Aug 18, 2010 14:45 GMT  ·  By
Diagram of how the subduction zone looks like in the area that triggered the earthquake doublet
   Diagram of how the subduction zone looks like in the area that triggered the earthquake doublet

In a groundbreaking new finding, a team of experts managed to establish that the devastating tsunami which struck the southwest Pacific islands of Samoa and Tonga last fall was not caused by one, but by two massive earthquakes.

At this point, details are sketchy, in the sense that scientists don't really know which of the tremors came first, or if one of them triggered the other and so on.

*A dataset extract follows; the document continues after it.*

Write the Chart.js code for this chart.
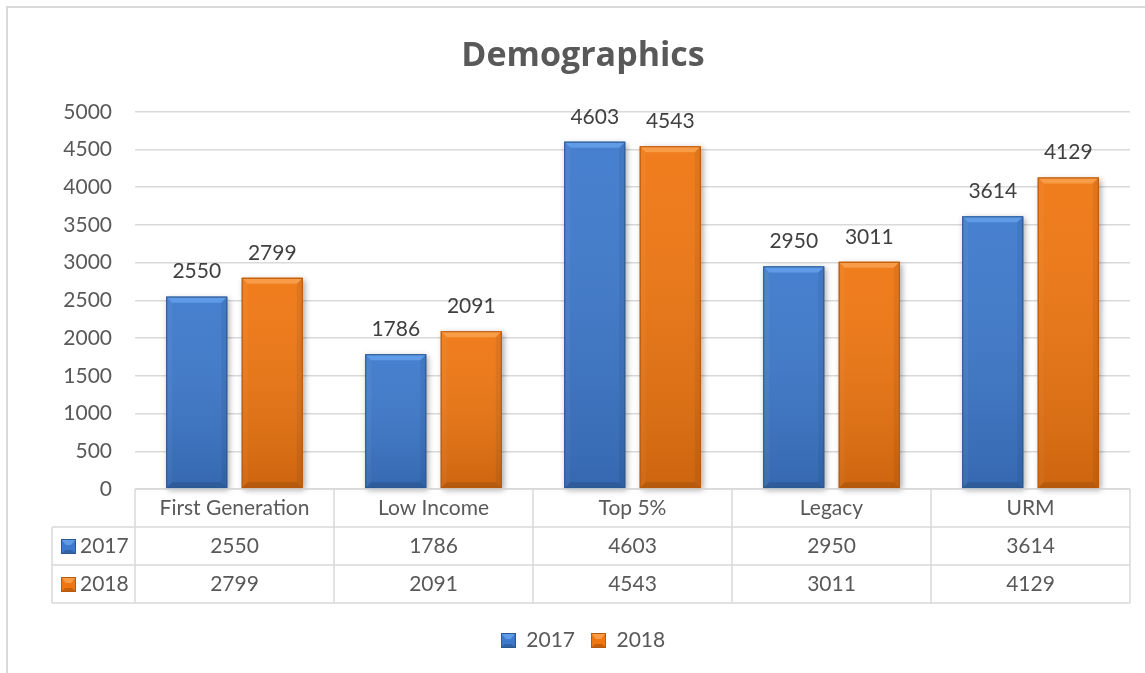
<!DOCTYPE html>
<html>
<head>
<meta charset="utf-8">
<script src="https://cdn.jsdelivr.net/npm/chart.js@4.4.1/dist/chart.umd.min.js"></script>
<style>
  html, body { margin: 0; padding: 0; background: #fff; }
  #wrap { position: relative; width: 1145px; height: 673px; overflow: hidden; }
  #frame { position: absolute; left: 6px; top: 6px; width: 1180px; height: 700px; border: 2px solid #d9d9d9; box-sizing: border-box; }
  #chart { position: absolute; left: 0; top: 0; }
</style>
</head>
<body>
<div id="wrap">
  <div id="frame"></div>
  <canvas id="chart" width="1145" height="673"></canvas>
</div>
<script>
const categories = ['First Generation', 'Low Income', 'Top 5%', 'Legacy', 'URM'];
const seriesNames = ['2017', '2018'];
const values2017 = [2550, 1786, 4603, 2950, 3614];
const values2018 = [2799, 2091, 4543, 3011, 4129];
const yMin = 0, yMax = 5000, yStep = 500;

const FONT = 'Lato, "Open Sans", sans-serif';
const TITLE_FONT = '"Open Sans", Lato, sans-serif';
const FONT_SIZE = 21;
const TEXT = '#595959';
const LINE = '#d9d9d9';

// kolory: środek, jaśniejszy skos, ciemna krawędź
const palettes = [
  { body: '#3d79cc', light: '#5f9be6', edge: '#2b5893' },
  { body: '#ef7611', light: '#f89c48', edge: '#b8590b' }
];

function makeKey(p) {
  const c = document.createElement('canvas');
  c.width = 15; c.height = 15;
  const g = c.getContext('2d');
  g.fillStyle = p.body; g.fillRect(0, 0, 15, 15);
  g.fillStyle = p.light;
  g.beginPath(); g.moveTo(0, 0); g.lineTo(15, 0); g.lineTo(10, 6); g.lineTo(5, 6); g.closePath(); g.fill();
  g.fillStyle = 'rgba(0,0,0,0.18)';
  g.beginPath(); g.moveTo(0, 15); g.lineTo(15, 15); g.lineTo(11, 11); g.lineTo(4, 11); g.closePath(); g.fill();
  g.strokeStyle = p.edge; g.lineWidth = 1; g.strokeRect(0.5, 0.5, 14, 14);
  return c;
}
const keyIcons = palettes.map(makeKey);

const shadowPlugin = {
  id: 'barShadow',
  beforeDatasetsDraw(chart) {
    const ctx = chart.ctx;
    ctx.save();
    ctx.shadowColor = 'rgba(0,0,0,0.35)';
    ctx.shadowBlur = 6;
    ctx.shadowOffsetX = 2;
    ctx.shadowOffsetY = 2;
    ctx.fillStyle = '#888';
    chart.data.datasets.forEach((ds, di) => {
      chart.getDatasetMeta(di).data.forEach(bar => {
        const { x, y, base, width } = bar.getProps(['x', 'y', 'base', 'width'], true);
        ctx.fillRect(x - width / 2, y, width, base - y);
      });
    });
    ctx.restore();
  }
};

const bevelPlugin = {
  id: 'bevel',
  afterDatasetsDraw(chart) {
    const ctx = chart.ctx;
    ctx.save();
    chart.data.datasets.forEach((ds, di) => {
      const p = palettes[di];
      chart.getDatasetMeta(di).data.forEach((bar, i) => {
        const { x, y, base, width } = bar.getProps(['x', 'y', 'base', 'width'], true);
        const l = x - width / 2, r = x + width / 2, t = y, b = base, s = 6;
        // lekki gradient w pionie
        const g = ctx.createLinearGradient(0, t, 0, b);
        g.addColorStop(0, 'rgba(255,255,255,0.05)');
        g.addColorStop(1, 'rgba(0,0,0,0.14)');
        ctx.fillStyle = g;
        ctx.fillRect(l, t, width, b - t);
        // skos u góry
        ctx.fillStyle = p.light;
        ctx.beginPath(); ctx.moveTo(l, t); ctx.lineTo(r, t); ctx.lineTo(r - s, t + s); ctx.lineTo(l + s, t + s); ctx.closePath(); ctx.fill();
        // boki i dół
        ctx.fillStyle = 'rgba(255,255,255,0.04)';
        ctx.beginPath(); ctx.moveTo(l, t); ctx.lineTo(l + s, t + s); ctx.lineTo(l + s, b - s); ctx.lineTo(l, b); ctx.closePath(); ctx.fill();
        ctx.fillStyle = 'rgba(0,0,0,0.06)';
        ctx.beginPath(); ctx.moveTo(r, t); ctx.lineTo(r - s, t + s); ctx.lineTo(r - s, b - s); ctx.lineTo(r, b); ctx.closePath(); ctx.fill();
        ctx.fillStyle = 'rgba(0,0,0,0.12)';
        ctx.beginPath(); ctx.moveTo(l, b); ctx.lineTo(r, b); ctx.lineTo(r - s, b - s); ctx.lineTo(l + s, b - s); ctx.closePath(); ctx.fill();
        ctx.strokeStyle = p.edge; ctx.lineWidth = 1;
        ctx.strokeRect(l + 0.5, t + 0.5, width - 1, b - t - 1);

        // etykieta z wartością
        ctx.fillStyle = '#404040';
        ctx.font = FONT_SIZE + 'px ' + FONT;
        ctx.textAlign = 'center';
        ctx.textBaseline = 'middle';
        ctx.fillText(String(ds.data[i]), x, t - 25);
      });
    });
    ctx.restore();
  }
};

const tablePlugin = {
  id: 'dataTable',
  afterDraw(chart) {
    const ctx = chart.ctx;
    const xs = chart.scales.x;
    const area = chart.chartArea;
    const colW = xs.width / categories.length;
    const rowH = 38;
    const top = area.bottom;
    const keyLeft = 52;
    const rows = [top, top + rowH, top + 2 * rowH, top + 3 * rowH];

    ctx.save();
    ctx.strokeStyle = LINE;
    ctx.lineWidth = 1.5;
    ctx.beginPath();
    ctx.moveTo(xs.left, rows[0]); ctx.lineTo(xs.right, rows[0]);
    for (let k = 1; k < 4; k++) { ctx.moveTo(keyLeft, rows[k]); ctx.lineTo(xs.right, rows[k]); }
    ctx.moveTo(keyLeft, rows[1]); ctx.lineTo(keyLeft, rows[3]);
    for (let c = 0; c <= categories.length; c++) {
      const xx = xs.left + c * colW;
      ctx.moveTo(xx, rows[0]); ctx.lineTo(xx, rows[3]);
    }
    ctx.stroke();

    ctx.fillStyle = TEXT;
    ctx.font = FONT_SIZE + 'px ' + FONT;
    ctx.textAlign = 'center';
    ctx.textBaseline = 'middle';
    categories.forEach((cat, i) => {
      const cx = xs.getPixelForValue(i);
      ctx.fillText(cat, cx, rows[0] + rowH / 2);
      chart.data.datasets.forEach((ds, di) => {
        ctx.fillText(String(ds.data[i]), cx, rows[di + 1] + rowH / 2);
      });
    });
    // klucze serii w pierwszej kolumnie
    ctx.textAlign = 'left';
    seriesNames.forEach((name, di) => {
      const cy = rows[di + 1] + rowH / 2;
      ctx.drawImage(keyIcons[di], keyLeft + 9, cy - 7);
      ctx.fillText(name, keyLeft + 28, cy);
    });
    ctx.restore();
  }
};

new Chart(document.getElementById('chart'), {
  type: 'bar',
  data: {
    labels: categories,
    datasets: [
      { label: seriesNames[0], data: values2017, backgroundColor: palettes[0].body, borderWidth: 0 },
      { label: seriesNames[1], data: values2018, backgroundColor: palettes[1].body, borderWidth: 0 }
    ]
  },
  options: {
    responsive: false,
    animation: false,
    events: [],
    layout: { padding: { left: 36, right: 15, top: 0, bottom: 12 } },
    datasets: { bar: { categoryPercentage: 0.759, barPercentage: 0.808 } },
    plugins: {
      title: {
        display: true,
        text: 'Demographics',
        color: TEXT,
        font: { family: TITLE_FONT, size: 34, weight: 'bold' },
        padding: { top: 36, bottom: 35 }
      },
      legend: {
        position: 'bottom',
        labels: {
          color: TEXT,
          font: { family: FONT, size: FONT_SIZE },
          usePointStyle: true,
          boxWidth: 15,
          boxHeight: 15,
          padding: 16,
          generateLabels: () => seriesNames.map((name, i) => ({
            text: name,
            pointStyle: keyIcons[i],
            fillStyle: palettes[i].body,
            strokeStyle: palettes[i].edge,
            lineWidth: 0,
            fontColor: TEXT,
            datasetIndex: i
          }))
        }
      },
      tooltip: { enabled: false }
    },
    scales: {
      x: {
        grid: { display: false },
        border: { display: false },
        ticks: { display: false },
        afterFit: s => { s.height = 125; }
      },
      y: {
        min: yMin,
        max: yMax,
        ticks: {
          stepSize: yStep,
          color: TEXT,
          padding: 23,
          font: { family: FONT, size: FONT_SIZE },
          callback: v => String(v)
        },
        grid: { color: LINE, lineWidth: 1.5, drawTicks: false },
        border: { display: false },
        afterFit: s => { s.width = 99; }
      }
    }
  },
  plugins: [shadowPlugin, bevelPlugin, tablePlugin]
});
</script>
</body>
</html>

What they do know for sure is that two earthquakes took place, which drastically increased the probability of a tsunami developing above the location, and then heading to the nearest stretch of land.

“Here we had two events that were comparable size, yet only one made it into the catalog” that the US Geological Survey (USGS) keeps, explains Thorne Lay.

“To think that we would miss a magnitude-8 earthquake somewhere in the world is pretty amazing,” says the Lay, the lead researcher on one of the two investigations that were conducted on this issue.

The expert holds an appointment at the University of California in Santa Cruz (UCSC), LiveScience reports.

The main explanation for missing one of the tremor is that the shockwaves the first one produced masked the waves of the second one.

The finding is all the more puzzling when taking into account the fact that global seismic records and Global Positioning System (GPS) data indicated the existence of a single tremor.

Readings collected in Samoa indicated that the tsunami originated in a single, magnitude-8.1 earthquake, triggered from a normal fault line in the Pacific Plate.

But GPS data also showed that the nearby island of Niuatoputapu, which was supposed to move 30 to 40 millimeters to the west following the tremor, actually moved 400 millimeters to the east.

Though there are instances when such earthquake doublets occurred in the past, researchers say that these type of pairs of tremors are incredibly rare.

“Usually the spacing between the two is much longer, like days, weeks or a few months. This is the first time we've been able to disentangle two this close together,” says John Beavan.

He is the lead researcher of the second investigation, and is based at the GNS Science, in New Zealand. The two papers appear in the August 18 issue of the top scientific journal Nature.